▸ **Data block**:
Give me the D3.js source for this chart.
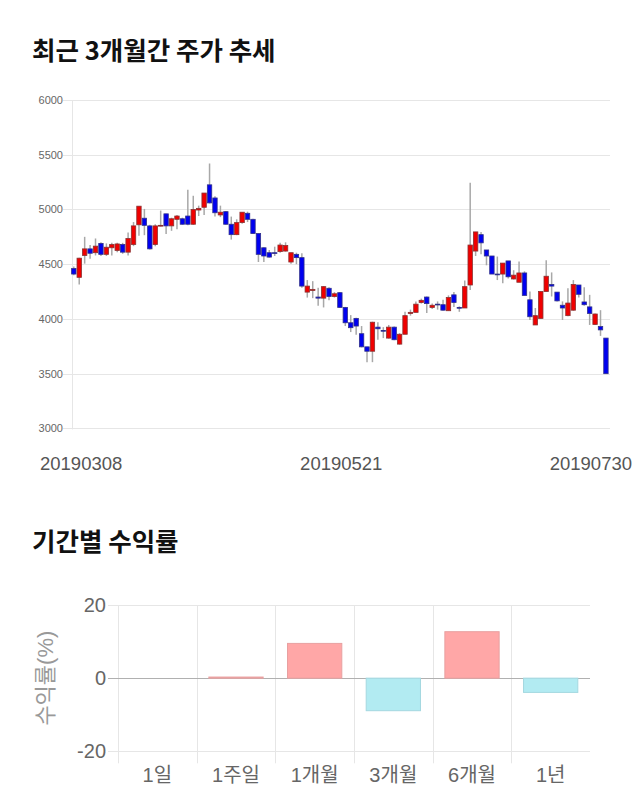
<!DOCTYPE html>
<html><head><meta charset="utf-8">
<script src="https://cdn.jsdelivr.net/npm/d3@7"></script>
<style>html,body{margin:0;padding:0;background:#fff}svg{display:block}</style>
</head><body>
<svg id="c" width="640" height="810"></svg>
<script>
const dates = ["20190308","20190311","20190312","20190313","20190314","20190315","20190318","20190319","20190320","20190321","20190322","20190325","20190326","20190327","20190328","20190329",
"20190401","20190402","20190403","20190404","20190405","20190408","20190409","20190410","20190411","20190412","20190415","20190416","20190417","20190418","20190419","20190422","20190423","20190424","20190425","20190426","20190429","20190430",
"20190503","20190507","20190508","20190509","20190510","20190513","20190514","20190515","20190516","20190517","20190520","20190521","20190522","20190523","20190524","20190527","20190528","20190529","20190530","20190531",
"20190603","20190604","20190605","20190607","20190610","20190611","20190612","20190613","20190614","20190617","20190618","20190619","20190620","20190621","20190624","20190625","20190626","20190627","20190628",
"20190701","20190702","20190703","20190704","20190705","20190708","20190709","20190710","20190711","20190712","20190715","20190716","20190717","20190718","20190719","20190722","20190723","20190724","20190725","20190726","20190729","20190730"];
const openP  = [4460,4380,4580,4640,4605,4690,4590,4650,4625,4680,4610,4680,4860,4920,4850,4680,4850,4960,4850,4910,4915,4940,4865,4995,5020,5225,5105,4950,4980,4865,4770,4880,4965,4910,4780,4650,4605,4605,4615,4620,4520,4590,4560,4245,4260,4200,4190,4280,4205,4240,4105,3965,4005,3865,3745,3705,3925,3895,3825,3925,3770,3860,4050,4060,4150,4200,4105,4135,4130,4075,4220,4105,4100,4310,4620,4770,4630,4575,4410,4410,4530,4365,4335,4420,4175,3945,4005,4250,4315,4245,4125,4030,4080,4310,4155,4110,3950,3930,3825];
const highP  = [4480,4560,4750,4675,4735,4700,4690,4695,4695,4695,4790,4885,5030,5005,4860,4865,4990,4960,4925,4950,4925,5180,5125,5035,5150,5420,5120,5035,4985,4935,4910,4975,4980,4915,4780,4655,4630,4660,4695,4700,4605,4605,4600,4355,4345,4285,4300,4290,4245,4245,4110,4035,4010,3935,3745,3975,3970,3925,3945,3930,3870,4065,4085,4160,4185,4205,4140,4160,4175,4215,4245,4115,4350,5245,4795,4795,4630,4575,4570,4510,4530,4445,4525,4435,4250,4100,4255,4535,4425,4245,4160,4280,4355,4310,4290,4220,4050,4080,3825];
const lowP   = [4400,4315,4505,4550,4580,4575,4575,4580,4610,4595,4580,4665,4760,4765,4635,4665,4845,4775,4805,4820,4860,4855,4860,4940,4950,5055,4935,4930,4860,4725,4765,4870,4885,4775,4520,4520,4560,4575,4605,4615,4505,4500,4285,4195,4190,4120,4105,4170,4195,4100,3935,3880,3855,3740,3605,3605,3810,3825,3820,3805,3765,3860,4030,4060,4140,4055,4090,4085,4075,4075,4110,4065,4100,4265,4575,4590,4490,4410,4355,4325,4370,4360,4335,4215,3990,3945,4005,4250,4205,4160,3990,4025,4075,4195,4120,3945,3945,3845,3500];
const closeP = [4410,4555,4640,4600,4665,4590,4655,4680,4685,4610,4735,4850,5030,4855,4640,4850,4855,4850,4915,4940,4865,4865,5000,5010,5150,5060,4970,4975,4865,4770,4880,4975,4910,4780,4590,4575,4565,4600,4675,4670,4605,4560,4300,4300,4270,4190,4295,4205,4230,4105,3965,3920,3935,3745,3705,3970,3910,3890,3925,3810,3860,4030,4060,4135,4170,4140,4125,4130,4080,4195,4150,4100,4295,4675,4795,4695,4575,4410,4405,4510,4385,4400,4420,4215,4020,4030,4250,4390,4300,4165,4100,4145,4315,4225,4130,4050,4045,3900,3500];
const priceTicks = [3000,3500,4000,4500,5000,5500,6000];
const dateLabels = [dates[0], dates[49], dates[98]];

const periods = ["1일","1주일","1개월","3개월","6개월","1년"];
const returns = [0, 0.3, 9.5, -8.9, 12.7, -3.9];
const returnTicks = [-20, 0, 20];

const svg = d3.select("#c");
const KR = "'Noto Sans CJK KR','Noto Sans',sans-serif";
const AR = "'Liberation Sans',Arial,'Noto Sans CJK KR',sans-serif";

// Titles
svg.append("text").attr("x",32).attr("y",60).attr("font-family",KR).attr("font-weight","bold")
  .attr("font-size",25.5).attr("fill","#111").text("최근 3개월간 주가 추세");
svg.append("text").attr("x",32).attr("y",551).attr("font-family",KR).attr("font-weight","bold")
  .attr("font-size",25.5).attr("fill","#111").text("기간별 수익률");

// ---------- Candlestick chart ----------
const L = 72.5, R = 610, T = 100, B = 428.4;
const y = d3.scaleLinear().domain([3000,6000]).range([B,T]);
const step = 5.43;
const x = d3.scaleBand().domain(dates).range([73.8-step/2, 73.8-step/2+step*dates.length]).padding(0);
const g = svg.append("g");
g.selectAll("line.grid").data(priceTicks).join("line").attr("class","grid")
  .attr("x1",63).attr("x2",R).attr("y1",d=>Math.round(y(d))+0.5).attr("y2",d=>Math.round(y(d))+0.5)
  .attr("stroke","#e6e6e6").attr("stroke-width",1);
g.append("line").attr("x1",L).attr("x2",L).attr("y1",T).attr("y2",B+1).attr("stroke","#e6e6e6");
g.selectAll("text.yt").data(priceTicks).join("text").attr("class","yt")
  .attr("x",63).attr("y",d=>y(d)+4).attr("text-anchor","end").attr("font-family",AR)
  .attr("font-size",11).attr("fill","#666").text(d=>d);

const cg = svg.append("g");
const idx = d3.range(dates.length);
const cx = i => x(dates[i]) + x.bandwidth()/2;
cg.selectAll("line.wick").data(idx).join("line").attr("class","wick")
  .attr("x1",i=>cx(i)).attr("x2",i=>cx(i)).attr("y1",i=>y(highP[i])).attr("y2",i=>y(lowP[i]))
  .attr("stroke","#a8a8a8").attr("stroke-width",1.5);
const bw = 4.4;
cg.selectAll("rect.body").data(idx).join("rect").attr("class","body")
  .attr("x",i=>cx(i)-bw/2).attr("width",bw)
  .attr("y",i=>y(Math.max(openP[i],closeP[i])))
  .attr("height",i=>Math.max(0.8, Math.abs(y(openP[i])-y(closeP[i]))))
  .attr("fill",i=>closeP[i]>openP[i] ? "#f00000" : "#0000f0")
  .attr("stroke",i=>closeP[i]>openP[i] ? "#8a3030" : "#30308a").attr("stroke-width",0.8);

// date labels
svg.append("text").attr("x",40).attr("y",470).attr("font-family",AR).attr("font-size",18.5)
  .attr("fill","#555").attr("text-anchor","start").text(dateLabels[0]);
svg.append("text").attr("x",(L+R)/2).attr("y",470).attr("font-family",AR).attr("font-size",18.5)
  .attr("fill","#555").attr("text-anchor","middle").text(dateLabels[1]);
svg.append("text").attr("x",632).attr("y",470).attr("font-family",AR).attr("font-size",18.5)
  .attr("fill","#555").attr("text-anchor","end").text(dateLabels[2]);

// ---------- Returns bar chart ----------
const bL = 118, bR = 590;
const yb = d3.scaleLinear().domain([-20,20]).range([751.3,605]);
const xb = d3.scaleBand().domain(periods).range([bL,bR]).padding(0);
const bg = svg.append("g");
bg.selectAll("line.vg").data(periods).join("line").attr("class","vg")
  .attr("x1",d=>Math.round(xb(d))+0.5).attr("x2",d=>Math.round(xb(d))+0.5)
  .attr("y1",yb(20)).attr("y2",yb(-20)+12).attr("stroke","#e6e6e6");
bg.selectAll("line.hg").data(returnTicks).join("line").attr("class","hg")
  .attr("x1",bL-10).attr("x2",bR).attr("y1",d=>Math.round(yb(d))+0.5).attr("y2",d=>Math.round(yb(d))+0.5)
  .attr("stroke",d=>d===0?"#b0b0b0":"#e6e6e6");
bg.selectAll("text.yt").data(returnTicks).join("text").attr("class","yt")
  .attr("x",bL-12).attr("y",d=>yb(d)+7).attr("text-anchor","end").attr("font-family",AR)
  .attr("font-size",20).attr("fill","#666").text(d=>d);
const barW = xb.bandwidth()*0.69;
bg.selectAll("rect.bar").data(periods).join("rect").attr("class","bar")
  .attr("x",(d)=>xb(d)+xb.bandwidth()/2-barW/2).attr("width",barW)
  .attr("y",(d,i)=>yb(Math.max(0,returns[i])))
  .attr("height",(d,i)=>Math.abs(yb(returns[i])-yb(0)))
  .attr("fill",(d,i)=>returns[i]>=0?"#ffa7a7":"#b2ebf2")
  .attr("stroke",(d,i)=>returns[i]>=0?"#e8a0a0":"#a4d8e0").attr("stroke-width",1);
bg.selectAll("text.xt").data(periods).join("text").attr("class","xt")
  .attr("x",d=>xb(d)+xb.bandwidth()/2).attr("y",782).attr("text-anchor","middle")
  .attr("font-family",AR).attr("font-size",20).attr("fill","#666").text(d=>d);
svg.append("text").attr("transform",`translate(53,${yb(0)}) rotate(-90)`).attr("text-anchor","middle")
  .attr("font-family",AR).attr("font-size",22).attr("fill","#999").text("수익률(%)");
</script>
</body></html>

▸ **Objective**: Using the material above, report each line where "chart" occurs.

▸ **Written response**:
Give me the D3.js source for this chart.
// ---------- Candlestick chart ----------
// ---------- Returns bar chart ----------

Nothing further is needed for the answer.